§ Data section
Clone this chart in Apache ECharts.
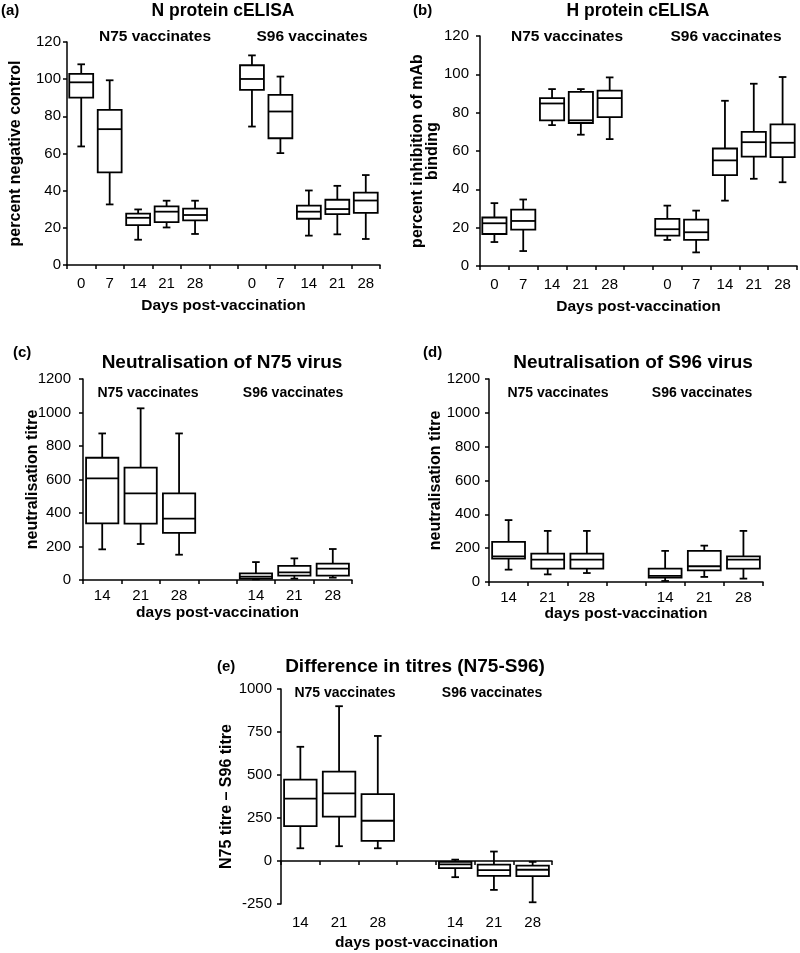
<!DOCTYPE html>
<html>
<head>
<meta charset="utf-8">
<script src="https://cdn.jsdelivr.net/npm/echarts@6/dist/echarts.min.js"></script>
<style>
html,body{margin:0;padding:0;background:#fff;}
#chart{width:800px;height:953px;}
</style>
</head>
<body>
<div id="chart"></div>
<script>
// ---- categories / tick labels ----
const daysELISA = ['0', '7', '14', '21', '28'];
const daysNeut = ['14', '21', '28'];
const groups = ['N75 vaccinates', 'S96 vaccinates'];

// ---- box values: [min, Q1, median, Q3, max] per day ----
// (a) N protein cELISA (percent negative control)
const aN75 = [[63.8, 90.1, 98.3, 102.8, 108.0], [32.6, 49.8, 73.1, 83.5, 99.4], [13.6, 21.5, 25.4, 27.6, 29.9], [20.2, 23.1, 28.7, 31.5, 34.6], [16.7, 24.0, 26.9, 30.3, 34.6]];
const aS96 = [[74.5, 94.2, 100.1, 107.5, 112.8], [60.2, 68.2, 82.6, 91.5, 101.4], [15.8, 24.9, 28.7, 31.9, 40.1], [16.5, 27.4, 30.1, 35.1, 42.6], [14.0, 28.1, 34.7, 39.0, 48.4]];
// (b) H protein cELISA (percent inhibition of mAb binding)
const bN75 = [[12.5, 16.7, 22.3, 25.3, 32.8], [7.8, 19.0, 23.5, 29.4, 34.7], [73.5, 76.0, 84.8, 87.6, 92.3], [68.5, 74.6, 76.0, 90.8, 92.3], [66.2, 77.7, 87.6, 91.5, 98.4]];
const bS96 = [[13.6, 15.9, 19.2, 24.6, 31.5], [7.1, 13.6, 17.6, 24.2, 28.9], [34.1, 47.4, 55.1, 61.3, 86.2], [45.5, 57.1, 64.6, 70.0, 95.1], [43.7, 56.8, 64.3, 73.9, 98.6]];
// (c) Neutralisation of N75 virus
const cN75 = [[183, 338, 607, 730, 875], [215, 336, 517, 671, 1025], [151, 281, 366, 517, 875]];
const cS96 = [[4, 8, 20, 40, 107], [8, 26, 46, 84, 129], [14, 26, 68, 98, 185]];
// (d) Neutralisation of S96 virus
const dN75 = [[73, 138, 152, 237, 366], [45, 79, 132, 168, 302], [53, 79, 132, 168, 302]];
const dS96 = [[6, 26, 36, 79, 184], [30, 69, 93, 184, 215], [20, 79, 132, 152, 302]];
// (e) Difference in titres (N75-S96)
const eN75 = [[74, 203, 363, 473, 664], [86, 258, 393, 520, 900], [74, 117, 234, 389, 727]];
const eS96 = [[-94, -41, -20, -5, 8], [-168, -86, -53, -21, 55], [-240, -88, -51, -27, -5]];

// ---- titles / axis names ----
const panelLetters = ['(a)', '(b)', '(c)', '(d)', '(e)'];
const panelTitles = ['N protein cELISA', 'H protein cELISA', 'Neutralisation of N75 virus', 'Neutralisation of S96 virus', 'Difference in titres (N75-S96)'];
const yNames = ['percent negative control', 'percent inhibition of mAb\nbinding', 'neutralisation titre', 'neutralisation titre', 'N75 titre \u2013 S96 titre'];
const xNames = ['Days post-vaccination', 'Days post-vaccination', 'days post-vaccination', 'days post-vaccination', 'days post-vaccination'];

const FONT = 'Liberation Sans, Arial, Helvetica, sans-serif';

function buildCats(days) {
  return [...days.map(d => 'N75|' + d), 'gap', ...days.map(d => 'S96|' + d)];
}
function buildData(n75, s96) {
  const n = n75.length;
  return [...n75.map((v, i) => [i, ...v]), ...s96.map((v, i) => [i + n + 1, ...v])];
}

function renderBox(params, api) {
  const xi = api.value(0);
  const p = [1, 2, 3, 4, 5].map(k => api.coord([xi, api.value(k)]));
  const cx = p[0][0];
  const band = api.size([1, 0])[0];
  const hw = band * 0.42, cap = 3.8;
  const [pMin, pQ1, pMed, pQ3, pMax] = p;
  const st = { stroke: '#000', lineWidth: 1.8, fill: null };
  return {
    type: 'group',
    children: [
      { type: 'line', shape: { x1: cx, y1: pMax[1], x2: cx, y2: pQ3[1] }, style: st },
      { type: 'line', shape: { x1: cx, y1: pQ1[1], x2: cx, y2: pMin[1] }, style: st },
      { type: 'line', shape: { x1: cx - cap, y1: pMax[1], x2: cx + cap, y2: pMax[1] }, style: st },
      { type: 'line', shape: { x1: cx - cap, y1: pMin[1], x2: cx + cap, y2: pMin[1] }, style: st },
      { type: 'rect', shape: { x: cx - hw, y: pQ3[1], width: 2 * hw, height: pQ1[1] - pQ3[1] }, style: { fill: '#fff', stroke: '#000', lineWidth: 1.8 } },
      { type: 'line', shape: { x1: cx - hw, y1: pMed[1], x2: cx + hw, y2: pMed[1] }, style: st }
    ]
  };
}

const panels = [
  { cats: buildCats(daysELISA), data: buildData(aN75, aS96), grid: { left: 67, top: 42, width: 313, height: 223 }, y: [0, 120, 20], yMargin: 6, yGap: 44, xMargin: 11, xGap: 33,
    letter: [1, 11], title: [223, 11, 17.5], groupsXY: [[155, 37], [312, 37]], groupFs: 15.5 },
  { cats: buildCats(daysELISA), data: buildData(bN75, bS96), grid: { left: 480, top: 36, width: 317, height: 230 }, y: [0, 120, 20], yMargin: 11, yGap: 40, xMargin: 11, xGap: 33,
    letter: [413, 11], title: [638, 11, 17.5], groupsXY: [[567, 37], [726, 37]], groupFs: 15.5 },
  { cats: buildCats(daysNeut), data: buildData(cN75, cS96), grid: { left: 83, top: 379, width: 269, height: 201 }, y: [0, 1200, 200], yMargin: 12, yGap: 43, xMargin: 8, xGap: 25,
    letter: [13, 353], title: [222, 363, 19], groupsXY: [[148, 393], [293, 393]], groupFs: 14 },
  { cats: buildCats(daysNeut), data: buildData(dN75, dS96), grid: { left: 489, top: 379, width: 274, height: 203 }, y: [0, 1200, 200], yMargin: 9, yGap: 46, xMargin: 8, xGap: 23,
    letter: [423, 353], title: [633, 363, 19], groupsXY: [[558, 393], [702, 393]], groupFs: 14 },
  { cats: buildCats(daysNeut), data: buildData(eN75, eS96), grid: { left: 281, top: 689, width: 271, height: 215 }, y: [-250, 1000, 250], yMargin: 9, yGap: 47, xMargin: 11, xGap: 31,
    letter: [217, 667], title: [415, 667, 19], groupsXY: [[345, 693], [492, 693]], groupFs: 14 }
];

const axisLineStyle = { color: '#000', width: 1.5 };
const grids = [], xAxes = [], yAxes = [], series = [], graphics = [];
const catFmt = v => (v.indexOf('|') >= 0 ? v.split('|')[1] : '');
const numFmt = v => String(v);

panels.forEach((pn, i) => {
  grids.push(Object.assign({ containLabel: false }, pn.grid));
  const isE = i === 4;
  const xBase = {
    type: 'category', gridIndex: i, data: pn.cats, boundaryGap: true, position: 'bottom',
    axisLine: { show: true, onZero: isE, lineStyle: axisLineStyle },
    axisTick: { show: true, interval: 0, length: 4, inside: false, lineStyle: axisLineStyle },
    axisLabel: { show: !isE, interval: 0, formatter: catFmt, color: '#000', fontSize: 15, fontFamily: FONT, margin: pn.xMargin },
    splitLine: { show: false },
    name: isE ? '' : xNames[i], nameLocation: 'middle', nameGap: pn.xGap,
    nameTextStyle: { color: '#000', fontWeight: 'bold', fontSize: 15.5, fontFamily: FONT }
  };
  const xIndex = xAxes.length;
  xAxes.push(xBase);
  if (isE) {
    xAxes.push({
      type: 'category', gridIndex: i, data: pn.cats, boundaryGap: true, position: 'bottom',
      axisLine: { show: false, onZero: false }, axisTick: { show: false },
      axisLabel: { show: true, interval: 0, formatter: catFmt, color: '#000', fontSize: 15, fontFamily: FONT, margin: pn.xMargin },
      splitLine: { show: false },
      name: xNames[i], nameLocation: 'middle', nameGap: pn.xGap,
      nameTextStyle: { color: '#000', fontWeight: 'bold', fontSize: 15.5, fontFamily: FONT }
    });
  }
  yAxes.push({
    type: 'value', gridIndex: i, min: pn.y[0], max: pn.y[1], interval: pn.y[2],
    axisLine: { show: true, lineStyle: axisLineStyle },
    axisTick: { show: true, length: 4, inside: false, lineStyle: axisLineStyle },
    axisLabel: { color: '#000', fontSize: 15, fontFamily: FONT, margin: pn.yMargin, formatter: numFmt },
    splitLine: { show: false },
    name: yNames[i], nameLocation: 'middle', nameGap: pn.yGap, nameRotate: 90, nameMoveOverlap: false,
    nameTextStyle: { color: '#000', fontWeight: 'bold', fontSize: 16, fontFamily: FONT, lineHeight: 15 }
  });
  series.push({
    type: 'custom', xAxisIndex: xIndex, yAxisIndex: i,
    data: pn.data, encode: { x: 0, y: [1, 2, 3, 4, 5] },
    renderItem: renderBox, silent: true, clip: false
  });
  const txt = (x, y, text, size, align) => ({
    type: 'text', x: x, y: y, silent: true,
    style: { text: text, fill: '#000', fontFamily: FONT, fontWeight: 'bold', fontSize: size, align: align, verticalAlign: 'middle' }
  });
  graphics.push(txt(pn.letter[0], pn.letter[1], panelLetters[i], 15, 'left'));
  graphics.push(txt(pn.title[0], pn.title[1], panelTitles[i], pn.title[2], 'center'));
  pn.groupsXY.forEach((g, k) => graphics.push(txt(g[0], g[1], groups[k], pn.groupFs, 'center')));
});

const chart = echarts.init(document.getElementById('chart'), null, { renderer: 'canvas' });
chart.setOption({
  backgroundColor: '#fff',
  animation: false,
  textStyle: { fontFamily: FONT },
  grid: grids, xAxis: xAxes, yAxis: yAxes, series: series, graphic: graphics
});
</script>
</body>
</html>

§ What is needed
Starting at the top of the listing above, reproduce each line up to and including the one with "-51, -27, -5]];"; omit the pictures.

§ Solution to this task
Clone this chart in Apache ECharts.
<!DOCTYPE html>
<html>
<head>
<meta charset="utf-8">
<script src="https://cdn.jsdelivr.net/npm/echarts@6/dist/echarts.min.js"></script>
<style>
html,body{margin:0;padding:0;background:#fff;}
#chart{width:800px;height:953px;}
</style>
</head>
<body>
<div id="chart"></div>
<script>
// ---- categories / tick labels ----
const daysELISA = ['0', '7', '14', '21', '28'];
const daysNeut = ['14', '21', '28'];
const groups = ['N75 vaccinates', 'S96 vaccinates'];

// ---- box values: [min, Q1, median, Q3, max] per day ----
// (a) N protein cELISA (percent negative control)
const aN75 = [[63.8, 90.1, 98.3, 102.8, 108.0], [32.6, 49.8, 73.1, 83.5, 99.4], [13.6, 21.5, 25.4, 27.6, 29.9], [20.2, 23.1, 28.7, 31.5, 34.6], [16.7, 24.0, 26.9, 30.3, 34.6]];
const aS96 = [[74.5, 94.2, 100.1, 107.5, 112.8], [60.2, 68.2, 82.6, 91.5, 101.4], [15.8, 24.9, 28.7, 31.9, 40.1], [16.5, 27.4, 30.1, 35.1, 42.6], [14.0, 28.1, 34.7, 39.0, 48.4]];
// (b) H protein cELISA (percent inhibition of mAb binding)
const bN75 = [[12.5, 16.7, 22.3, 25.3, 32.8], [7.8, 19.0, 23.5, 29.4, 34.7], [73.5, 76.0, 84.8, 87.6, 92.3], [68.5, 74.6, 76.0, 90.8, 92.3], [66.2, 77.7, 87.6, 91.5, 98.4]];
const bS96 = [[13.6, 15.9, 19.2, 24.6, 31.5], [7.1, 13.6, 17.6, 24.2, 28.9], [34.1, 47.4, 55.1, 61.3, 86.2], [45.5, 57.1, 64.6, 70.0, 95.1], [43.7, 56.8, 64.3, 73.9, 98.6]];
// (c) Neutralisation of N75 virus
const cN75 = [[183, 338, 607, 730, 875], [215, 336, 517, 671, 1025], [151, 281, 366, 517, 875]];
const cS96 = [[4, 8, 20, 40, 107], [8, 26, 46, 84, 129], [14, 26, 68, 98, 185]];
// (d) Neutralisation of S96 virus
const dN75 = [[73, 138, 152, 237, 366], [45, 79, 132, 168, 302], [53, 79, 132, 168, 302]];
const dS96 = [[6, 26, 36, 79, 184], [30, 69, 93, 184, 215], [20, 79, 132, 152, 302]];
// (e) Difference in titres (N75-S96)
const eN75 = [[74, 203, 363, 473, 664], [86, 258, 393, 520, 900], [74, 117, 234, 389, 727]];
const eS96 = [[-94, -41, -20, -5, 8], [-168, -86, -53, -21, 55], [-240, -88, -51, -27, -5]];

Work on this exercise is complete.